Like those blowhards, the movie also suffers from a promotion of rhetoric over reality. On numerous occasions, Leonidas and/or other Sparta mouthpieces repeatedly promote how they stand for freedom, etc. However, look at what the movie (and the history) shows and it's a different story. Sparta is (correctly) shown as a harsh, totalitarian culture, where insufficiently strong children were killed and military strength was emphasized. And contrary to the movie's mythologizing about freedom, ancient Sparta was actually a slave society (those who weren't descended from Spartan blood were called "helots" and were officially serfs belonging to the state).*
In the movie, the only actual instance of Sparta defending freedom of any sort was their stand against the invading Persians. And even there, in reality, the Spartans were hardly alone -- they were certainly the heroes of Thermopylae, but not as the clear-eyed sole defenders of liberty the movie (and graphic novel) paints. The entire scene with the stupid council ignoring the Persian threat was, shall we say, entirely made up. So the movie got progressively more painful every time the rhetoric blasted in.
Look, I'm not the sort of guy who injects politics or ivory-tower lit-crit into everything. (For instance, I'm on record as saying that reading racism into Tolkien is absurd.) But "300" is such a huge, blunt talking-points instrument that it's in a category of its own.

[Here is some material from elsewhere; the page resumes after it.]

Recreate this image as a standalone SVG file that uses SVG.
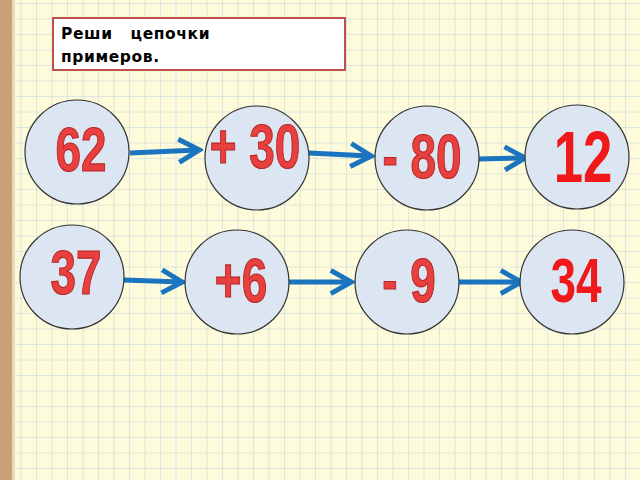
<svg xmlns="http://www.w3.org/2000/svg" width="640" height="480" viewBox="0 0 640 480">
<defs>
<pattern id="grid" width="15.5" height="15.5" patternUnits="userSpaceOnUse" x="6" y="4">
<path d="M15.5 0V15.5M0 15.5H15.5" fill="none" stroke="#bcd3e6" stroke-width="1"/>
</pattern>
<marker id="chev" viewBox="0 0 10 10" refX="8" refY="5" markerWidth="5.5" markerHeight="5.5" orient="auto" markerUnits="strokeWidth">
<path d="M1 0.8L8.5 5L1 9.2" fill="none" stroke="#1b74bf" stroke-width="1.8"/>
</marker>
</defs>
<style>
.c{fill:#dce6f2;stroke:#333;stroke-width:1.2}
.n{font-family:"Liberation Sans",Arial,sans-serif;font-weight:bold;font-size:54px;fill:#e8403f;stroke:#b52525;stroke-width:1;text-anchor:middle}
.a{fill:none;stroke:#1b74bf;stroke-width:5;marker-end:url(#chev)}
</style>
<rect width="640" height="480" fill="#fdfbd9"/>
<rect width="640" height="480" fill="url(#grid)"/>
<rect width="12" height="480" fill="#c9a27a"/>
<rect x="12" width="3" height="480" fill="#e8d9b8"/>
<g id="title">
<rect x="53" y="18" width="292" height="52" fill="#fff" stroke="#c0504d" stroke-width="2"/>
<text x="61" y="39" font-family="'DejaVu Sans',sans-serif" font-weight="bold" font-size="15.5" letter-spacing="0.6" fill="#000" xml:space="preserve">Реши   цепочки</text>
<text x="61" y="62" font-family="'DejaVu Sans',sans-serif" font-weight="bold" font-size="15.5" letter-spacing="0.6" fill="#000">примеров.</text>
</g>
<g id="connectors">
<path class="a" d="M130 153L198 150"/>
<path class="a" d="M309 153L370 156"/>
<path class="a" d="M478 159L524 158"/>
<path class="a" d="M124 280L181 282"/>
<path class="a" d="M283 282L350 282"/>
<path class="a" d="M453 282L520 282"/>
</g>
<g id="n62"><circle class="c" cx="77" cy="152" r="52"/><text class="n" transform="translate(81 171) scale(0.85 1.15)">62</text></g>
<g id="n30"><circle class="c" cx="257" cy="158" r="52"/><text class="n" transform="translate(255 168) scale(0.85 1.15)">+ 30</text></g>
<g id="n80"><circle class="c" cx="427" cy="158" r="52"/><text class="n" transform="translate(422 178) scale(0.85 1.15)">- 80</text></g>
<g id="n12"><circle class="c" cx="577" cy="157" r="52"/><text class="n" transform="translate(583 182) scale(0.85 1.15)" style="font-size:62px;fill:#f01818;stroke:none">12</text></g>
<g id="n37"><circle class="c" cx="72" cy="277" r="52"/><text class="n" transform="translate(76 294) scale(0.85 1.15)">37</text></g>
<g id="n6"><circle class="c" cx="237" cy="282" r="52"/><text class="n" transform="translate(241 302) scale(0.85 1.15)">+6</text></g>
<g id="n9"><circle class="c" cx="407" cy="282" r="52"/><text class="n" transform="translate(409 302) scale(0.85 1.15)">- 9</text></g>
<g id="n34"><circle class="c" cx="572" cy="282" r="52"/><text class="n" transform="translate(576 302) scale(0.85 1.15)" style="fill:#f01818;stroke:none">34</text></g>
</svg>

This movie was a barrage of violence between ultramanly good-guy soldiers and demonized Middle Easterners intermixed with heavy-handed right-wing talking points. I've gotten enough of that from the news in the last several years. No, thank you -- won't be seeing this one again.
* To Sparta's credit, they had attitudes toward women that were incredibly enlightened for the time. Wikipedia's notes on Spartan women and adultery are an interesting counterpoint to the movie's treatment of the queen.